Back when I started this blog, I wrote about exercise and why it’s such an ordeal for people with CFS. To summarize, a hallmark symptom is post-exertional malaise, which means that as much as the body needs exercise, it intensifies our symptoms. Depending on the day, a 15-minute walk around the block can land me in bed for the evening, conked out asleep with a fever. For people worse off than I am, it would mean the rest of the week in bed. If this sounds ridiculous, believe me, it feels even more so, especially since even things like writing or talking on the phone can bring this on.
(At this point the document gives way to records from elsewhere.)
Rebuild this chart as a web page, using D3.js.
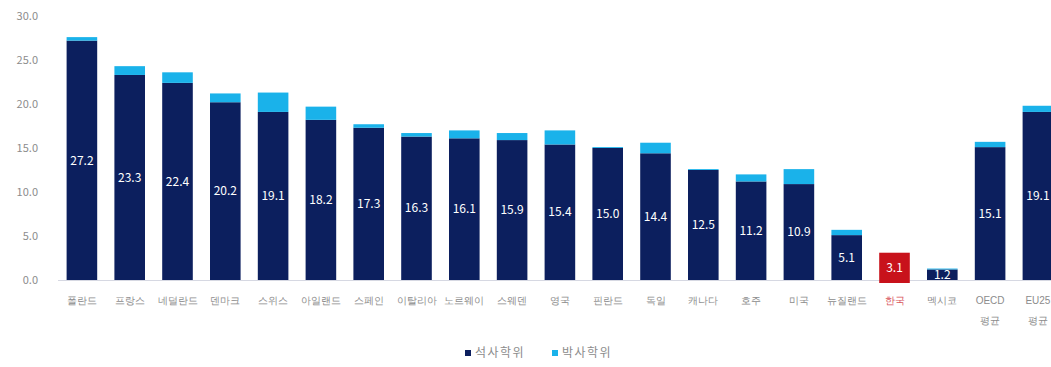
<!DOCTYPE html>
<html lang="ko">
<head>
<meta charset="utf-8">
<script src="https://cdn.jsdelivr.net/npm/d3@7"></script>
<style>
  html, body { margin: 0; padding: 0; background: #fff; }
  svg { display: block; font-family: "Noto Sans CJK KR", "Noto Sans", sans-serif; }
</style>
</head>
<body>
<svg id="chart" width="1051" height="367"></svg>
<script>
// Share of 25-34 year-olds holding a master's or doctoral degree (%)
const countries = ["폴란드", "프랑스", "네덜란드", "덴마크", "스위스", "아일랜드", "스페인", "이탈리아",
  "노르웨이", "스웨덴", "영국", "핀란드", "독일", "캐나다", "호주", "미국", "뉴질랜드", "한국",
  "멕시코", "OECD\n평균", "EU25\n평균"];
const masters = [27.2, 23.3, 22.4, 20.2, 19.1, 18.2, 17.3, 16.3, 16.1, 15.9, 15.4, 15.0, 14.4,
  12.5, 11.2, 10.9, 5.1, 3.1, 1.2, 15.1, 19.1];
const doctorate = [0.4, 1.0, 1.2, 1.0, 2.2, 1.5, 0.4, 0.4, 0.9, 0.8, 1.6, 0.1, 1.2,
  0.1, 0.8, 1.7, 0.6, 0.0, 0.1, 0.6, 0.7];
const yTicks = [0, 5, 10, 15, 20, 25, 30];
const seriesNames = ["석사학위", "박사학위"];
const highlight = "한국";

const colors = { masters: "#0c1f5e", doctorate: "#1ab2ea", highlight: "#c8121b", text: "#8c8c8c" };

const svg = d3.select("#chart");
const rows = countries.map((c, i) => ({ c, m: masters[i], d: doctorate[i] }));

const x = d3.scaleBand()
  .domain(countries)
  .range([58, 58 + 21 * 47.8])
  .paddingInner(0.36)
  .paddingOuter(0.18);

const y = d3.scaleLinear().domain([0, 30]).range([280, 16]);

// y axis labels
const yAxis = svg.append("g")
  .attr("transform", "translate(38,0)")
  .call(d3.axisLeft(y).tickValues(yTicks).tickFormat(d3.format(".1f")).tickSize(0).tickPadding(0));
yAxis.select(".domain").remove();
yAxis.selectAll("text")
  .attr("fill", colors.text)
  .attr("font-size", 11)
  .attr("font-family", "'Noto Sans CJK KR', sans-serif");

// baseline
svg.append("line")
  .attr("x1", 58).attr("x2", 1051)
  .attr("y1", y(0) + 0.5).attr("y2", y(0) + 0.5)
  .attr("stroke", "#d6d8e2").attr("stroke-width", 1);

// stacked bars
const bars = svg.append("g");
bars.selectAll("rect.m").data(rows).join("rect")
  .attr("class", "m")
  .attr("x", d => x(d.c))
  .attr("width", x.bandwidth())
  .attr("y", d => y(d.m))
  .attr("height", d => y(0) - y(d.m) + (d.c === highlight ? 3 : 0))
  .attr("fill", d => d.c === highlight ? colors.highlight : colors.masters);

bars.selectAll("rect.d").data(rows.filter(d => d.d > 0)).join("rect")
  .attr("class", "d")
  .attr("x", d => x(d.c))
  .attr("width", x.bandwidth())
  .attr("y", d => y(d.m + d.d))
  .attr("height", d => y(d.m) - y(d.m + d.d))
  .attr("fill", colors.doctorate);

// value labels inside the master's segment
svg.append("g").selectAll("text").data(rows).join("text")
  .attr("x", d => x(d.c) + x.bandwidth() / 2)
  .attr("y", d => (y(0) + y(d.m)) / 2 + (d.c === highlight ? 1.5 : 0))
  .attr("dy", "0.35em")
  .attr("text-anchor", "middle")
  .attr("fill", "#fff")
  .attr("font-size", 12)
  .text(d => d.m.toFixed(1));

// category labels
const xAxis = svg.append("g")
  .attr("transform", `translate(0,${y(0)})`)
  .call(d3.axisBottom(x).tickSize(0).tickPadding(0).tickFormat(""));
xAxis.select(".domain").remove();
xAxis.selectAll(".tick").each(function(c) {
  const lines = c.split("\n");
  const t = d3.select(this).append("text")
    .attr("fill", c === highlight ? "#d9555c" : colors.text)
    .attr("font-size", 10)
    .attr("text-anchor", "middle");
  lines.forEach((ln, i) => {
    t.append("tspan").attr("x", 0).attr("y", 24 + i * 20).text(ln);
  });
});

// legend
const legend = svg.append("g").attr("font-size", 12).attr("fill", colors.text);
const legendItems = [
  { name: seriesNames[0], color: colors.masters, x: 465 },
  { name: seriesNames[1], color: colors.doctorate, x: 552 }
];
legendItems.forEach(it => {
  legend.append("rect").attr("x", it.x).attr("y", 350).attr("width", 6).attr("height", 6).attr("fill", it.color);
  legend.append("text").attr("x", it.x + 10).attr("y", 353).attr("dy", "0.35em")
    .attr("letter-spacing", 1.5).text(it.name);
});
</script>
</body>
</html>
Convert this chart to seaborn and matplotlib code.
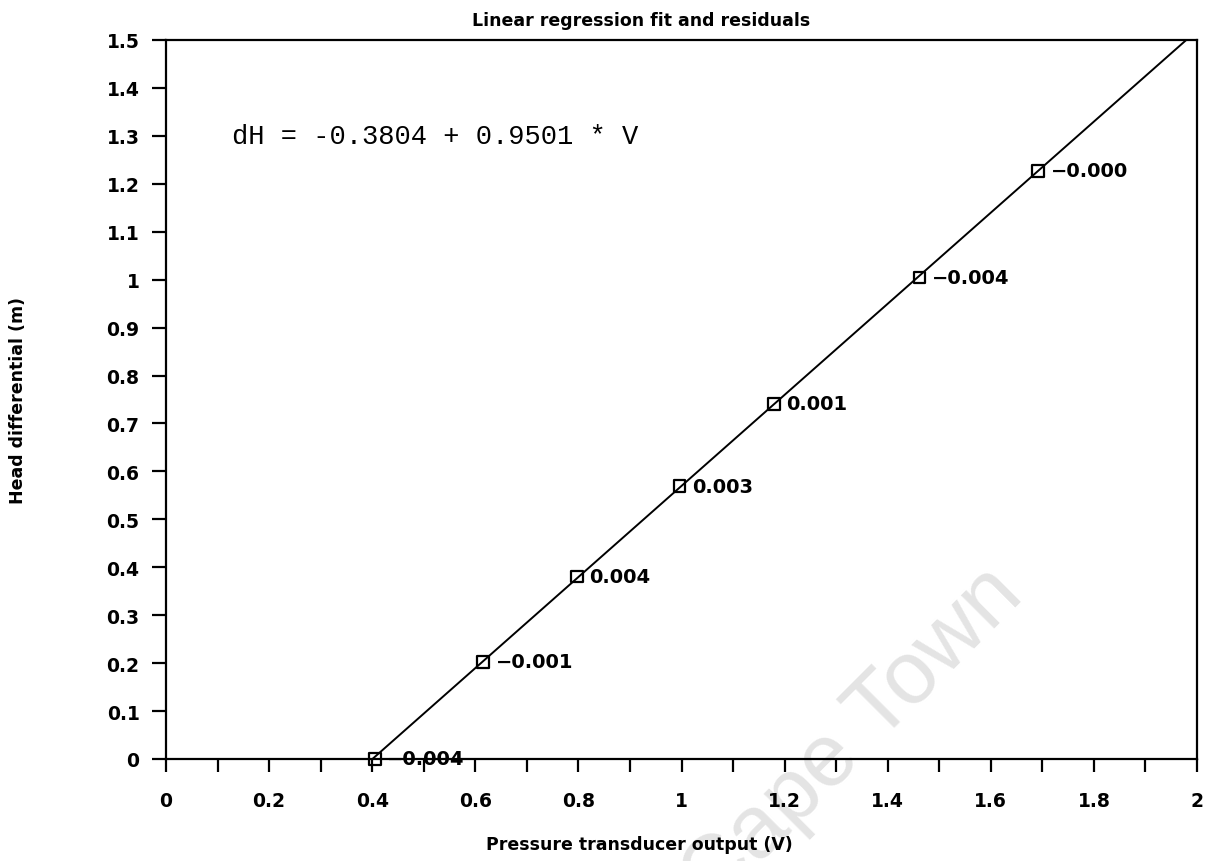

However, this isn’t an excuse not to exercise, for those of us who are still remotely capable of it. And if you think I’m about to get preachy, let me assure you: I’m telling myself this as much as I’m telling anyone else. I hopped off the wagon months ago; my aversion to exercise has gotten the better of me for far too long. And the truth is that since I’m likely to feel crappy on any given day, I might as well at least get the benefits of exercising. Right?

I think I need this DVD.

So I’m going to attempt to motivate myself with the threat of semi-public humiliation, by making a pledge that I’m going to do at least some exercise every day, starting yesterday, and every Friday posting the number of days in a row I’ve managed to do it. I’m counting on you guys to keep me honest — and I promise to try to not take it out on you. (It’s not a coincidence I decided to start this on a week when Paul’s out of town.)

For my day to count, I have to do a set of crunches and push-ups, and a stretching session, and one of the following unless I seriously can’t get out of bed:

  • a walk of at least 15 minutes
  • a short yoga practice
  • a Wii Fit session
  • random other exercise (for example, cleaning out a closet)

Yeah, it’s far from the time when I would spend two hours at the gym on the days when I didn’t have fencing practice, but it’s better than nothing. Wish me luck?